Source data:
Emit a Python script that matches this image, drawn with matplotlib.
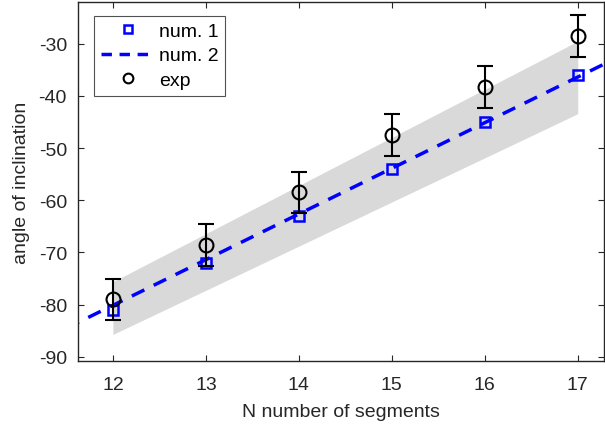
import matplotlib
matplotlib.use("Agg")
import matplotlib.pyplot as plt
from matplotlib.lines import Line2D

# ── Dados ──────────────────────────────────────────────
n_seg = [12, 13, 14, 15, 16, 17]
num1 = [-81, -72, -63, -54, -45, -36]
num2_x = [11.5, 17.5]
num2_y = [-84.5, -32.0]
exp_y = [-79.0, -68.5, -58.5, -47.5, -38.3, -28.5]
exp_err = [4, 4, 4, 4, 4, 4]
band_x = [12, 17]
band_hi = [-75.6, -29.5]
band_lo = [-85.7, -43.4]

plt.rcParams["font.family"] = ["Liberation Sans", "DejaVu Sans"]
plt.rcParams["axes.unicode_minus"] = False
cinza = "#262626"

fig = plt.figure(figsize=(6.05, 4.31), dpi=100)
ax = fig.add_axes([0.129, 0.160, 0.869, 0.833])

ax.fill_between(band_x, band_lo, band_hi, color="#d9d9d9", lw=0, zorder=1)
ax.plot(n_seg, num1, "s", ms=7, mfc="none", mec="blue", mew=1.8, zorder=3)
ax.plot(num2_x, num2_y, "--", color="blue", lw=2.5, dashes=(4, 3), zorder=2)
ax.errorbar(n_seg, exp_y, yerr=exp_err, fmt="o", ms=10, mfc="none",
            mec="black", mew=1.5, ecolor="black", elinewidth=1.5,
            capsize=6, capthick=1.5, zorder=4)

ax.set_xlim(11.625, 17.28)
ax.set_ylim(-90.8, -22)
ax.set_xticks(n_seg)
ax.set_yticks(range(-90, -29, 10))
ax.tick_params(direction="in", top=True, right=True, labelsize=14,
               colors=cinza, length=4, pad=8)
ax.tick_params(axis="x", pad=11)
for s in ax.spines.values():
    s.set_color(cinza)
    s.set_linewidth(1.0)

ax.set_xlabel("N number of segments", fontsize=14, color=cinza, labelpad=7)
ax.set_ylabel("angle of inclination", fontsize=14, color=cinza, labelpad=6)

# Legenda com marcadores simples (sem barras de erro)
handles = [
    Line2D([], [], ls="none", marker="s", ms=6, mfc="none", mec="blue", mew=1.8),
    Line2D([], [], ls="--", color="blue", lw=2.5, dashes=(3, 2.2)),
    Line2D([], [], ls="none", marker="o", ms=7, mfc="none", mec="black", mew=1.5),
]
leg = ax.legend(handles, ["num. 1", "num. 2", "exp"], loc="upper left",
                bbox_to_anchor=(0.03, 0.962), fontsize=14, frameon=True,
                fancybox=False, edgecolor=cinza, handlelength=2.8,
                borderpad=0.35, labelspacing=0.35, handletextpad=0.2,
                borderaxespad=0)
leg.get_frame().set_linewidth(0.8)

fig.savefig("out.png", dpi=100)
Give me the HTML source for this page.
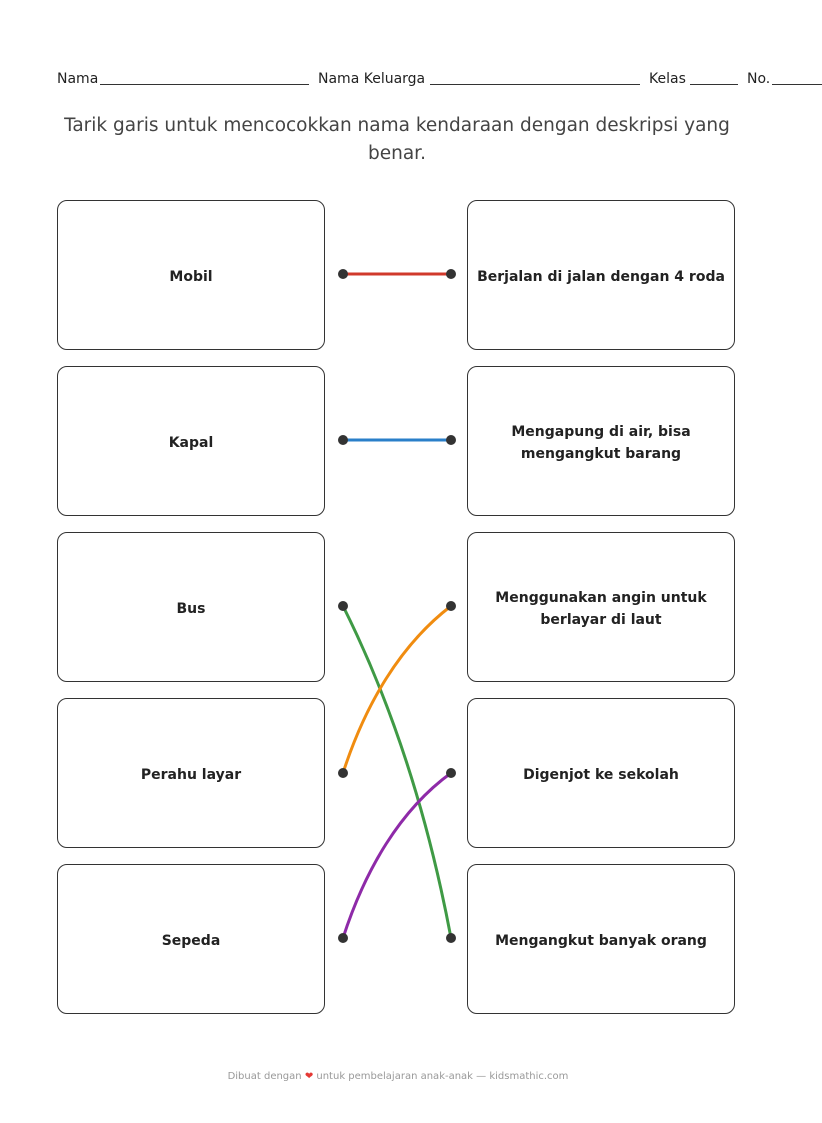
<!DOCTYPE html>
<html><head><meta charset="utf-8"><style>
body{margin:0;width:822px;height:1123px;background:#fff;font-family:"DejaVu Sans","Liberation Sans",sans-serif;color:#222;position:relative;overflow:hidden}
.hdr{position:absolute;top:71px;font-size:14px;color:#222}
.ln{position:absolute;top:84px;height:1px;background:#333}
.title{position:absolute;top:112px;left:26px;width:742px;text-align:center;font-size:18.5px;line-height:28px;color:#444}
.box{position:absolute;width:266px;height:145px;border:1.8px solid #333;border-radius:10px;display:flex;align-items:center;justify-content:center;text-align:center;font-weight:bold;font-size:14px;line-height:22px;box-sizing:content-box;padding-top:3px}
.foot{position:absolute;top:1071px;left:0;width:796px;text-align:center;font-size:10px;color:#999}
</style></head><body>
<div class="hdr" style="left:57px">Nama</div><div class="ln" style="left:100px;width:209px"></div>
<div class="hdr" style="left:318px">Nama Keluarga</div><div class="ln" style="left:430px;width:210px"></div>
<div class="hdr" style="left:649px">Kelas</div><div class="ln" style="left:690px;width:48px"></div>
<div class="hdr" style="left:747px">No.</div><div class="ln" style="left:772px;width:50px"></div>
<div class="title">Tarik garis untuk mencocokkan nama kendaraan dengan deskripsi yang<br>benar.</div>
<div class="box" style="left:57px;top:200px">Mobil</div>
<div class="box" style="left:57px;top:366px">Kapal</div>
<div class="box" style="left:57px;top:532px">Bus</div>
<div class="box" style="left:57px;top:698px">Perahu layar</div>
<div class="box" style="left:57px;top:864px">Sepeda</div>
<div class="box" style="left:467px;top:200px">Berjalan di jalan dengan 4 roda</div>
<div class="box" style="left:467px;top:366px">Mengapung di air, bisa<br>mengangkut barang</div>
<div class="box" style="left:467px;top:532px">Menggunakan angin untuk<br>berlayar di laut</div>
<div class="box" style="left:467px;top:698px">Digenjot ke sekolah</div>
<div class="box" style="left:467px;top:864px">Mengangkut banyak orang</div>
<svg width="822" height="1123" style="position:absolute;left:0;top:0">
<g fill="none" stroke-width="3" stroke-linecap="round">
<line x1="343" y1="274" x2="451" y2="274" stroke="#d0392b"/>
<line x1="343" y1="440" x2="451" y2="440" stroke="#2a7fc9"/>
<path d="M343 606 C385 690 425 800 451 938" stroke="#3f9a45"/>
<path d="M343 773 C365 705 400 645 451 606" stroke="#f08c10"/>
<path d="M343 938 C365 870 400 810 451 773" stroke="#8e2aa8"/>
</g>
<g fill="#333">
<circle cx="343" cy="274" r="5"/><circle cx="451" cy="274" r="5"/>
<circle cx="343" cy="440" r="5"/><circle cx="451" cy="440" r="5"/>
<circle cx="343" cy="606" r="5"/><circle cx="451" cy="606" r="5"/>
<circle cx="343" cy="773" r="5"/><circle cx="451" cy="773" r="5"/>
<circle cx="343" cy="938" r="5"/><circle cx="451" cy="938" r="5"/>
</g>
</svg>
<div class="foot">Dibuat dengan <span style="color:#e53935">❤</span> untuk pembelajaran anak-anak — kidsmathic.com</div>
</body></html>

Your goal: Spot every line that holds "matplotlib" and copy it.

Exercise output:
Emit a Python script that matches this image, drawn with matplotlib.
import matplotlib
matplotlib.use("Agg")
import matplotlib.pyplot as plt
from matplotlib.lines import Line2D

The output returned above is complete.